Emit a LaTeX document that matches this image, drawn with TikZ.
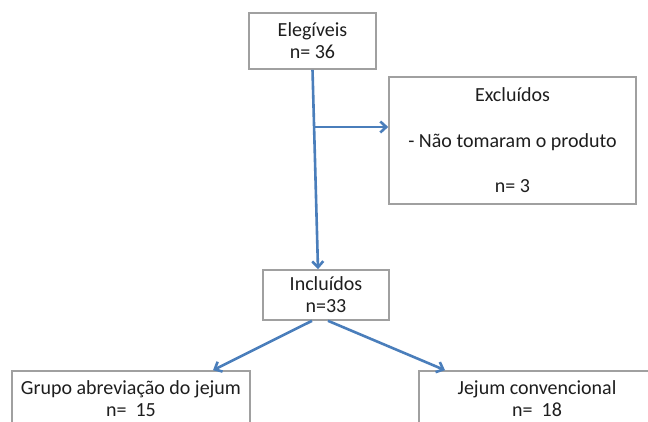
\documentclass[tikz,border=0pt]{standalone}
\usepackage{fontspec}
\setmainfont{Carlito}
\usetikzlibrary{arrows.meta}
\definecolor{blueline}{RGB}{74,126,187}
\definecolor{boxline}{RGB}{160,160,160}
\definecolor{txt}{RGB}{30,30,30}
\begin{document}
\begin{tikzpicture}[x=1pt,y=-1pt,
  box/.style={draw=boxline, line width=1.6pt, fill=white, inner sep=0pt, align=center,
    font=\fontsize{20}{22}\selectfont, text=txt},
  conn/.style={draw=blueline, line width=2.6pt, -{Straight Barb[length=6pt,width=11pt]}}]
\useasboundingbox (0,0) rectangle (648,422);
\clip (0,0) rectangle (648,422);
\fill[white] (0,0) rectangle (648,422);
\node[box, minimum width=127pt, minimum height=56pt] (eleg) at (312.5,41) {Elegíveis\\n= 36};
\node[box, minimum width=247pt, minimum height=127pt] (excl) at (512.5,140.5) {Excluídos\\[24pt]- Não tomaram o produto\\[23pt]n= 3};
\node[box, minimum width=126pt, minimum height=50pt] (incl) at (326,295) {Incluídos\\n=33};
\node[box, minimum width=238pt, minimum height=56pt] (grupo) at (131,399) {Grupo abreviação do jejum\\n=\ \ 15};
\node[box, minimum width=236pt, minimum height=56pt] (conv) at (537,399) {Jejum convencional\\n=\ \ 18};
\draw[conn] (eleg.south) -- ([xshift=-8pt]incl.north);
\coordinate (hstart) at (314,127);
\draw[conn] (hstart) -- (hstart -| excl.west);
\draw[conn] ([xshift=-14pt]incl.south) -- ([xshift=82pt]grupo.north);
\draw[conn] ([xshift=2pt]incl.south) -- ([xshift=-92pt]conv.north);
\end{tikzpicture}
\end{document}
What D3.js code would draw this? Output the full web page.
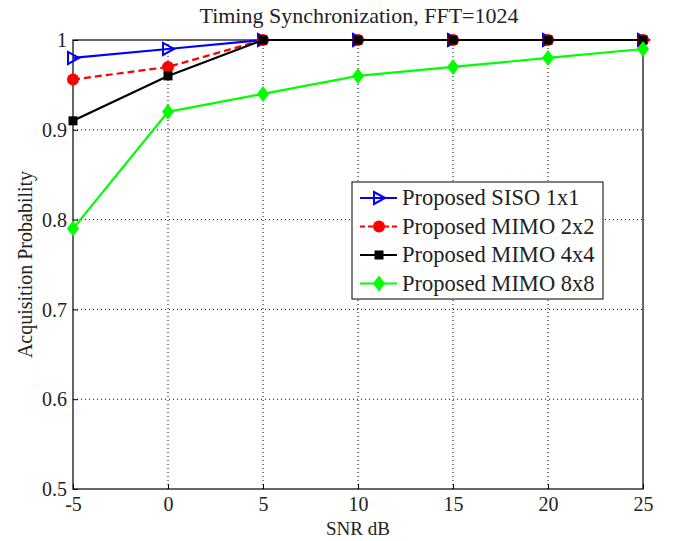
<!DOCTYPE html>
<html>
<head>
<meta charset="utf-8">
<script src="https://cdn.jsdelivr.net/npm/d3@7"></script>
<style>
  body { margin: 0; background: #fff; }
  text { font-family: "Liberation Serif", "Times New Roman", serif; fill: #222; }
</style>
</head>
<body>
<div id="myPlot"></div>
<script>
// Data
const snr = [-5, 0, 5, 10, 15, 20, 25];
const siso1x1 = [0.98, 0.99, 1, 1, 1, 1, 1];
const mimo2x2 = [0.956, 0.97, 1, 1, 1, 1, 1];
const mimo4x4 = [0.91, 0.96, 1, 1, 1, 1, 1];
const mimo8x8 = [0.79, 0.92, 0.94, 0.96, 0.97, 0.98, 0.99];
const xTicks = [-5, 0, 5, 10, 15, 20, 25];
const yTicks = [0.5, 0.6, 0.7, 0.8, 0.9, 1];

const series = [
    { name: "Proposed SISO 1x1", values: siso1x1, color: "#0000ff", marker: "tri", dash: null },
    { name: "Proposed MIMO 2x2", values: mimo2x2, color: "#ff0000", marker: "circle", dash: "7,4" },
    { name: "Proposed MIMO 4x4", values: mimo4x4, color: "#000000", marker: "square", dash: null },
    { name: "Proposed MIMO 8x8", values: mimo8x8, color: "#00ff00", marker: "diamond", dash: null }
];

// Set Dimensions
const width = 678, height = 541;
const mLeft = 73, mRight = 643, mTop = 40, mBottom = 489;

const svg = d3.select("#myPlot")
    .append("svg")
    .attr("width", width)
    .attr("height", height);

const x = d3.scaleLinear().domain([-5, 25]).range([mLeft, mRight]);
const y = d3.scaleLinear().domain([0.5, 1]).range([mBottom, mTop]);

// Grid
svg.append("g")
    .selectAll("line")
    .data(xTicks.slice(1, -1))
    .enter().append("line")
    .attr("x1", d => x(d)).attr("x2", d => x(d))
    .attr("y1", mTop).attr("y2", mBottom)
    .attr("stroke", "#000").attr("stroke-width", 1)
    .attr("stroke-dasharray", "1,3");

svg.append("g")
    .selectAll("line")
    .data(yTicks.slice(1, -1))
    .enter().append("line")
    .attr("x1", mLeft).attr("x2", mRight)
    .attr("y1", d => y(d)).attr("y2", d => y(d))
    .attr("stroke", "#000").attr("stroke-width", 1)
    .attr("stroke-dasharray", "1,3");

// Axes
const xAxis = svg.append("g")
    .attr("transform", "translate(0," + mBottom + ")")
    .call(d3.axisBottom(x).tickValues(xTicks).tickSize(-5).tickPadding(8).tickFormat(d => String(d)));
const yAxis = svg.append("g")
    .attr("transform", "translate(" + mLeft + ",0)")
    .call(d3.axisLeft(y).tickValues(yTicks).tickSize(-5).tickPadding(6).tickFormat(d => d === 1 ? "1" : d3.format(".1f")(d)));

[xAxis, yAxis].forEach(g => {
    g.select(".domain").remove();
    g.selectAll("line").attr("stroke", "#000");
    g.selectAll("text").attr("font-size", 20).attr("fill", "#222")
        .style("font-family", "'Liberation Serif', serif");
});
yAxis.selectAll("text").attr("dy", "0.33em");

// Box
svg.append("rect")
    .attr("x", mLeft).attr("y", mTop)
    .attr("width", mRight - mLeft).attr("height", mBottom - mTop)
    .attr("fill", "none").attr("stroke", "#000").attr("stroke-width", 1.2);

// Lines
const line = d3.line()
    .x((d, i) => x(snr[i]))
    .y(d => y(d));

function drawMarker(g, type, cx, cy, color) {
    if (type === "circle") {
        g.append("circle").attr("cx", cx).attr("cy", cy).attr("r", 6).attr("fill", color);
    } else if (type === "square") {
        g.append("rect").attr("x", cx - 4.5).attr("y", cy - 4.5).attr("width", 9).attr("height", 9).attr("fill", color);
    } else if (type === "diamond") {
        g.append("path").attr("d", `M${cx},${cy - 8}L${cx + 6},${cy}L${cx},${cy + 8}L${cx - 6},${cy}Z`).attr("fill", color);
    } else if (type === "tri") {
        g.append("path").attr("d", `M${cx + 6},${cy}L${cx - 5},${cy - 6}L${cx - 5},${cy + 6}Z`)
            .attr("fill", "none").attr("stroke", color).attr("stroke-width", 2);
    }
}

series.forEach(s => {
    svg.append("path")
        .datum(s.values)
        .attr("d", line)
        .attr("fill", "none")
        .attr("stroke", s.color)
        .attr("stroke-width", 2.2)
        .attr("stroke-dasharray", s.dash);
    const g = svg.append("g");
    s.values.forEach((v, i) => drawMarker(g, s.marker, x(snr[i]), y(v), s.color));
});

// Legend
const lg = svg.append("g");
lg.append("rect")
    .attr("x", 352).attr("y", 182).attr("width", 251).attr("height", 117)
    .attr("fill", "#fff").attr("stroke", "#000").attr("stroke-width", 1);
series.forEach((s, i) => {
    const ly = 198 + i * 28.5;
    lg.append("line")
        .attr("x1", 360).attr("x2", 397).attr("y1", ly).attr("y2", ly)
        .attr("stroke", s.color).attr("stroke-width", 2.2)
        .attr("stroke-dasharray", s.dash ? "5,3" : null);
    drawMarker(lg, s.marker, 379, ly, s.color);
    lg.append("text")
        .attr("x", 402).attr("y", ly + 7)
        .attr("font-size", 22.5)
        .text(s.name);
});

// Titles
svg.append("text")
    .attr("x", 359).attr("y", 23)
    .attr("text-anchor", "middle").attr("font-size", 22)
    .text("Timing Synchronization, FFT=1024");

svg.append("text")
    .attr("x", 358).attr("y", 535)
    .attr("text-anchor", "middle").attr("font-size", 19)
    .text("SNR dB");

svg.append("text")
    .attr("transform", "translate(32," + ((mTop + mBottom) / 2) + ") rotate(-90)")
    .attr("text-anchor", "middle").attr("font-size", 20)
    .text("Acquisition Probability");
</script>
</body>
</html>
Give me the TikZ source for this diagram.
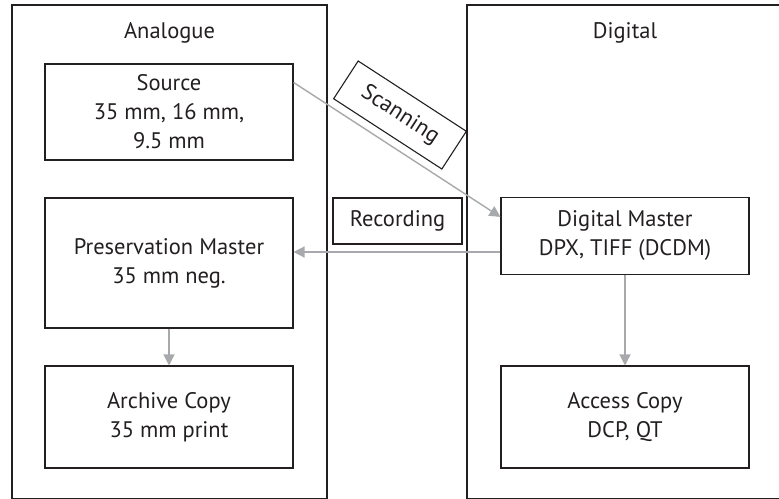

####################

Find every line that includes the string "this". Report how many there are and nothing else.

■ Task result ■
3